Find every line below that contains the word "script" and copy it out.

------ Given data ------

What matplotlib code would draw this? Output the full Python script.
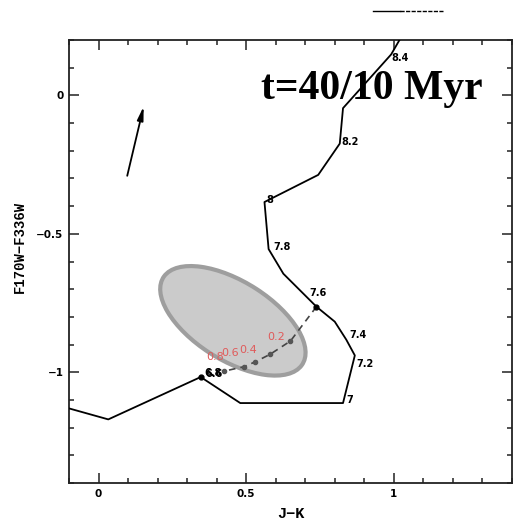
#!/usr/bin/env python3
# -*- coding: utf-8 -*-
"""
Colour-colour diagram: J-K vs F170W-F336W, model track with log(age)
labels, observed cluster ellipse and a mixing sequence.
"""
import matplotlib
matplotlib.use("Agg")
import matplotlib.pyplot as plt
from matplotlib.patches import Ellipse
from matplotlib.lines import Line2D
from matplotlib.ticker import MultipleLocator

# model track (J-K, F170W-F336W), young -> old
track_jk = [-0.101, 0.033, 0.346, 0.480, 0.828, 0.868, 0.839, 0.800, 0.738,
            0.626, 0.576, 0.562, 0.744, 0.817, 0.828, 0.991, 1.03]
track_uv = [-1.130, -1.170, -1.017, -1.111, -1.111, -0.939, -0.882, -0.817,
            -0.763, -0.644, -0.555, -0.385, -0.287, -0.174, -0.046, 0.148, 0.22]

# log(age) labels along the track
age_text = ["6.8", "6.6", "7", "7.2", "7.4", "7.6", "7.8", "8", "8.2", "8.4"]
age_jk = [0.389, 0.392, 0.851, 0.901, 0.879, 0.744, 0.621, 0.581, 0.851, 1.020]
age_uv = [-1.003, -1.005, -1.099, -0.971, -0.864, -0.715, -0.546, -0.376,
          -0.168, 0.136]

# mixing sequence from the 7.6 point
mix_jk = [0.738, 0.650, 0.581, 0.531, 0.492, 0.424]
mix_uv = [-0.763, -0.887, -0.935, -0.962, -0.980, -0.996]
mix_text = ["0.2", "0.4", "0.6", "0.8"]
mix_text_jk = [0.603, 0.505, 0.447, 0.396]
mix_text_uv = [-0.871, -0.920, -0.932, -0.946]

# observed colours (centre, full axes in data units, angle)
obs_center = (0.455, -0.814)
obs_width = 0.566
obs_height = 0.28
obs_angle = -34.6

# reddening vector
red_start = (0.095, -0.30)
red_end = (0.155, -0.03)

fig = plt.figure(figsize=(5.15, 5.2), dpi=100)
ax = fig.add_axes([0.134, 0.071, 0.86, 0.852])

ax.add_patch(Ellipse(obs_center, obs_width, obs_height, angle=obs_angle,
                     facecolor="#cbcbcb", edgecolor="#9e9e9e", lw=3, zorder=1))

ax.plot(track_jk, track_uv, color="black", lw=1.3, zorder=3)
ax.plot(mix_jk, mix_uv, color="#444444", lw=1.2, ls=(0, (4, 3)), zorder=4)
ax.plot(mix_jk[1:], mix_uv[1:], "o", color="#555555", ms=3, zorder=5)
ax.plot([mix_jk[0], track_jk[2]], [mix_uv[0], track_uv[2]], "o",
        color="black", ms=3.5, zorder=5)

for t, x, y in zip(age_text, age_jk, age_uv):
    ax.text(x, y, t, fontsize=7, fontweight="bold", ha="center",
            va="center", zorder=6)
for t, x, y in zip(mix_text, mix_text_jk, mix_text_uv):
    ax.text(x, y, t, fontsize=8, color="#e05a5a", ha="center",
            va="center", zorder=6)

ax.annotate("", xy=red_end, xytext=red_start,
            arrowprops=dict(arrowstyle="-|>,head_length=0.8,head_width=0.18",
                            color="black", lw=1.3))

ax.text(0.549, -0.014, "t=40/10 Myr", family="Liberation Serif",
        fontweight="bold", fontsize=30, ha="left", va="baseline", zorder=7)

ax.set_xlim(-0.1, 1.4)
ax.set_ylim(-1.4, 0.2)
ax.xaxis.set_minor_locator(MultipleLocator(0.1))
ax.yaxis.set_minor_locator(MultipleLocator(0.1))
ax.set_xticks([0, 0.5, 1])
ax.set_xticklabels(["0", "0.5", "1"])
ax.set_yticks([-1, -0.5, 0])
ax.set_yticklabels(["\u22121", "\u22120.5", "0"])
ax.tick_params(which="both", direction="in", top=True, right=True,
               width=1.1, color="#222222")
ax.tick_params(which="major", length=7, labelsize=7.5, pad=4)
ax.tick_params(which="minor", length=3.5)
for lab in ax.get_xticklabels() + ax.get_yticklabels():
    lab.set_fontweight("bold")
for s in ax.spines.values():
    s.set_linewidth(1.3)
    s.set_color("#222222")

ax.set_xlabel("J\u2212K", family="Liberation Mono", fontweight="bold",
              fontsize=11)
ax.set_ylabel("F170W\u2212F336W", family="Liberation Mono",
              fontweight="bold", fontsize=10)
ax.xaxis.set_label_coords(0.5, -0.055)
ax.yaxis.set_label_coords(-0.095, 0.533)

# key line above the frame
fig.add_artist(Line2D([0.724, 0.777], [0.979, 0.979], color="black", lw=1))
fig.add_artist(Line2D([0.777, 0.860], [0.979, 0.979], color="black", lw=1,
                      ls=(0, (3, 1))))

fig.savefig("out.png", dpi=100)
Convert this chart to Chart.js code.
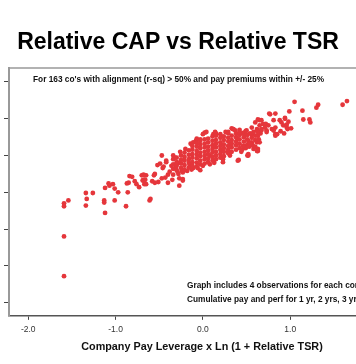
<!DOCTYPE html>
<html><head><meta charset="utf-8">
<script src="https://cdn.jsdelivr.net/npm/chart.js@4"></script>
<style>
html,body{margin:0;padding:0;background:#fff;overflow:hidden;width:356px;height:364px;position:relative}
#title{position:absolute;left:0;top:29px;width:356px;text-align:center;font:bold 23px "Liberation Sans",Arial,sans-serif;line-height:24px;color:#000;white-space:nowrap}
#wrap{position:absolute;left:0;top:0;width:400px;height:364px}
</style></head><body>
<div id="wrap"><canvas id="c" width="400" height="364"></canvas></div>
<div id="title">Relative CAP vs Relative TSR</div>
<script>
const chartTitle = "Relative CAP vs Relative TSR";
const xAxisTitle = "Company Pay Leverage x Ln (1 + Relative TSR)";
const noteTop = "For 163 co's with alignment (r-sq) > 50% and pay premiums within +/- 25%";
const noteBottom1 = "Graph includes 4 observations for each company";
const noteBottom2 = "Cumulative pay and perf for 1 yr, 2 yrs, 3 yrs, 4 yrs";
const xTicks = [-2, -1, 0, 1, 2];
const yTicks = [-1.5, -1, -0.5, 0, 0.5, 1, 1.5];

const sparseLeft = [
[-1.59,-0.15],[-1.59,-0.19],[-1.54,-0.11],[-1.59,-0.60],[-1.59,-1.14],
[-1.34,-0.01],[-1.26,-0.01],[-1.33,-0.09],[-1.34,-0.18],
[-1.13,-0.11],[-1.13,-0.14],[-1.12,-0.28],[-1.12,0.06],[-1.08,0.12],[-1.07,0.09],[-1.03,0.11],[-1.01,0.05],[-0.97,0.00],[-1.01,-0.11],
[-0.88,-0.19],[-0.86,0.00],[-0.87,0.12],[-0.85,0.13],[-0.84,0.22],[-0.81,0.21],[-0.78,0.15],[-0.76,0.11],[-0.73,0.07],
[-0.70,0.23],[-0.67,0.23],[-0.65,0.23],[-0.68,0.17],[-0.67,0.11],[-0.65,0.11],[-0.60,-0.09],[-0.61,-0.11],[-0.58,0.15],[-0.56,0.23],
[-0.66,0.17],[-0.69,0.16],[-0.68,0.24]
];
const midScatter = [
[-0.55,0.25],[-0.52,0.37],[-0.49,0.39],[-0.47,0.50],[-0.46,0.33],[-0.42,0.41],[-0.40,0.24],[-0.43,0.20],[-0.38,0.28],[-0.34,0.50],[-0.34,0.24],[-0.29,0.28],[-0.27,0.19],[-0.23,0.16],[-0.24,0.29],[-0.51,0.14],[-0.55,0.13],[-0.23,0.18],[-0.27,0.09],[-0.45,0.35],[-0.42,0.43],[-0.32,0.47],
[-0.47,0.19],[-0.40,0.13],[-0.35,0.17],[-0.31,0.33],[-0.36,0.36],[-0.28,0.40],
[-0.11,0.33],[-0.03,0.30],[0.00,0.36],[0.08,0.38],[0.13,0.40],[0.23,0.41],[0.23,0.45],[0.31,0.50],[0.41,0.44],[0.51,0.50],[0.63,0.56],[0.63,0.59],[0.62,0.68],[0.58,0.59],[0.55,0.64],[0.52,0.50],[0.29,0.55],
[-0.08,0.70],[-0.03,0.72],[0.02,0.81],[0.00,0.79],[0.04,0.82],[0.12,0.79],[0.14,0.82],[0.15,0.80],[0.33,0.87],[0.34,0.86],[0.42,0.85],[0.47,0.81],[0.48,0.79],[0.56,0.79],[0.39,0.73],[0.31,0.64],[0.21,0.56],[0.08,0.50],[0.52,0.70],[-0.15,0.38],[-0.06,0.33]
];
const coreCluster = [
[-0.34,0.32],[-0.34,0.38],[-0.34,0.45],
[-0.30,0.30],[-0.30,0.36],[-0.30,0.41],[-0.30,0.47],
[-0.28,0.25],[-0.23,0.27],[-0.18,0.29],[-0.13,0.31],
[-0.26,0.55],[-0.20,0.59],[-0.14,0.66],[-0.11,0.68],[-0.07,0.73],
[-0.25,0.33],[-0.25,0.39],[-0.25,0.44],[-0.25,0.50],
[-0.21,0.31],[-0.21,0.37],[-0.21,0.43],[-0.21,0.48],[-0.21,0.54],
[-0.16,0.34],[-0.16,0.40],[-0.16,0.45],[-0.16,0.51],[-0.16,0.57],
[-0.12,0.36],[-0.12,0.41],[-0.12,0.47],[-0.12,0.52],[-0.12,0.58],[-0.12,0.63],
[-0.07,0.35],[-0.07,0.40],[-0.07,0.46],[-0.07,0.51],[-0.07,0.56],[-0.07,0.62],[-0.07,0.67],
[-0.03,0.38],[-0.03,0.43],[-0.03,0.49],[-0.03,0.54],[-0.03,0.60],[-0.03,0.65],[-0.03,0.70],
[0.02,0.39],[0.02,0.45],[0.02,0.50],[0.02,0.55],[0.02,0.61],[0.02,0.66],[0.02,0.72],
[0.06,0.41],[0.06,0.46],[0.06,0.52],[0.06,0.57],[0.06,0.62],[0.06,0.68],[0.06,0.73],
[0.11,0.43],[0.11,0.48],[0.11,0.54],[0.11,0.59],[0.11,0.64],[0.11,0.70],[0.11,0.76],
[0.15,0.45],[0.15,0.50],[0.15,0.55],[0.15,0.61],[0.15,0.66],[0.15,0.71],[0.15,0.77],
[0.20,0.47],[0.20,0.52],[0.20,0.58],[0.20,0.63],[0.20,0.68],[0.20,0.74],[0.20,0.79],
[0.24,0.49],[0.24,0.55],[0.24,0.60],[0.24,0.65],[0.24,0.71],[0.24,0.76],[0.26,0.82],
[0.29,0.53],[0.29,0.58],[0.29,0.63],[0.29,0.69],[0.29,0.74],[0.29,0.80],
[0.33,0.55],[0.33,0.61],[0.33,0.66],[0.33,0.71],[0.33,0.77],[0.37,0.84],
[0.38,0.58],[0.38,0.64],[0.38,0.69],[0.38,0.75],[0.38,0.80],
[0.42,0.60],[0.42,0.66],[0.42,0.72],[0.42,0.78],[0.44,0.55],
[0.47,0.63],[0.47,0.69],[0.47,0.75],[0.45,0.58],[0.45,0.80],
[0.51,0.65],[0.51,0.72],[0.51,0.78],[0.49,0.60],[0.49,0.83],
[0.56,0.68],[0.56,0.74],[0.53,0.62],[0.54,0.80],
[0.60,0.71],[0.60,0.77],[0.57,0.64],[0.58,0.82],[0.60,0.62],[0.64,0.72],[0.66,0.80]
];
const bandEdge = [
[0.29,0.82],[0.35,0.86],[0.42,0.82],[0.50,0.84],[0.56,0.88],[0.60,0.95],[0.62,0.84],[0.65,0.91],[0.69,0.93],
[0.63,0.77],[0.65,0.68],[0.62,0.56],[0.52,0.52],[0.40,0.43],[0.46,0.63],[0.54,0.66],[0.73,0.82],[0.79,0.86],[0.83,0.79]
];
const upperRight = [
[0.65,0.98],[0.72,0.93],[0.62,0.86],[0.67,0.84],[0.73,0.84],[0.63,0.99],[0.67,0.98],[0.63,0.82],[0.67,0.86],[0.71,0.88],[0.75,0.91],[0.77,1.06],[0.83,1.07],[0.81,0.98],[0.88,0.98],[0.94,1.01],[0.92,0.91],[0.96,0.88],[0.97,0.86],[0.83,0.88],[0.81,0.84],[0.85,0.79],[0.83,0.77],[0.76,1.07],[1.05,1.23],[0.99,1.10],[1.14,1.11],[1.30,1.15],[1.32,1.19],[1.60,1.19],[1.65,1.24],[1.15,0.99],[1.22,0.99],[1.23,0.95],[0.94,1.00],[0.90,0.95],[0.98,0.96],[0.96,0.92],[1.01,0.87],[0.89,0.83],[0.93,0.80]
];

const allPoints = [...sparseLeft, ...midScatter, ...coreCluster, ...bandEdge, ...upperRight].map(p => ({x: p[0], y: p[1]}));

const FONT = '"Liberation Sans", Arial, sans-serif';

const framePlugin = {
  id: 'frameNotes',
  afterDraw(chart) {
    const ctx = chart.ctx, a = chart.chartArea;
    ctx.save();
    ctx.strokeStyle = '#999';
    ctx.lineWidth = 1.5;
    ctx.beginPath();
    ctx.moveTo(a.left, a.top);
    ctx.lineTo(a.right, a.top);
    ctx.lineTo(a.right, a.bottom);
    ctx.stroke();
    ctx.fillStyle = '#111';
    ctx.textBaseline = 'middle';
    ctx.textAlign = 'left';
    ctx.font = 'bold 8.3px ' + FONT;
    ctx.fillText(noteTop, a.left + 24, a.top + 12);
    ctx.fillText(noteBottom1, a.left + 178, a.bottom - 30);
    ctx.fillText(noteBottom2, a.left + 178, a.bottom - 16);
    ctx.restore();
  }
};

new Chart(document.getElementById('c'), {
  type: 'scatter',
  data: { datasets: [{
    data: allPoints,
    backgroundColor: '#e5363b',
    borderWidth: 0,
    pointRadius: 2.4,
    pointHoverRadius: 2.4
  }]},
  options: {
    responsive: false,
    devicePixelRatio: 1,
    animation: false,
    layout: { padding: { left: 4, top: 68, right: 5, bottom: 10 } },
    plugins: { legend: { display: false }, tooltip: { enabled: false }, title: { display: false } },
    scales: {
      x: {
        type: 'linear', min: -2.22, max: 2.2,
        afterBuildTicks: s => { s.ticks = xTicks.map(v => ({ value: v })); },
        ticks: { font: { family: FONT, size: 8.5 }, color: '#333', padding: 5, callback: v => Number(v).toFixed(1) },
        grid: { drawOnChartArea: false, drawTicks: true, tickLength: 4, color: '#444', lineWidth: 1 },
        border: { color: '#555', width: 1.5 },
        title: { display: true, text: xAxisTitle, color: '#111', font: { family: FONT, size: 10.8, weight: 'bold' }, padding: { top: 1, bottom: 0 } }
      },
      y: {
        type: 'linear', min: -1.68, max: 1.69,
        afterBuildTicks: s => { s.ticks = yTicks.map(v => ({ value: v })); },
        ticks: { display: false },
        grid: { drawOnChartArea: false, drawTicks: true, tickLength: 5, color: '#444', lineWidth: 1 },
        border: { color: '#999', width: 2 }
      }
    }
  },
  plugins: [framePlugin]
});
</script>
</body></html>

------

▸ Worked solution:
What matplotlib code would draw this? Output the full Python script.
<script src="https://cdn.jsdelivr.net/npm/chart.js@4"></script>
<script>
</script>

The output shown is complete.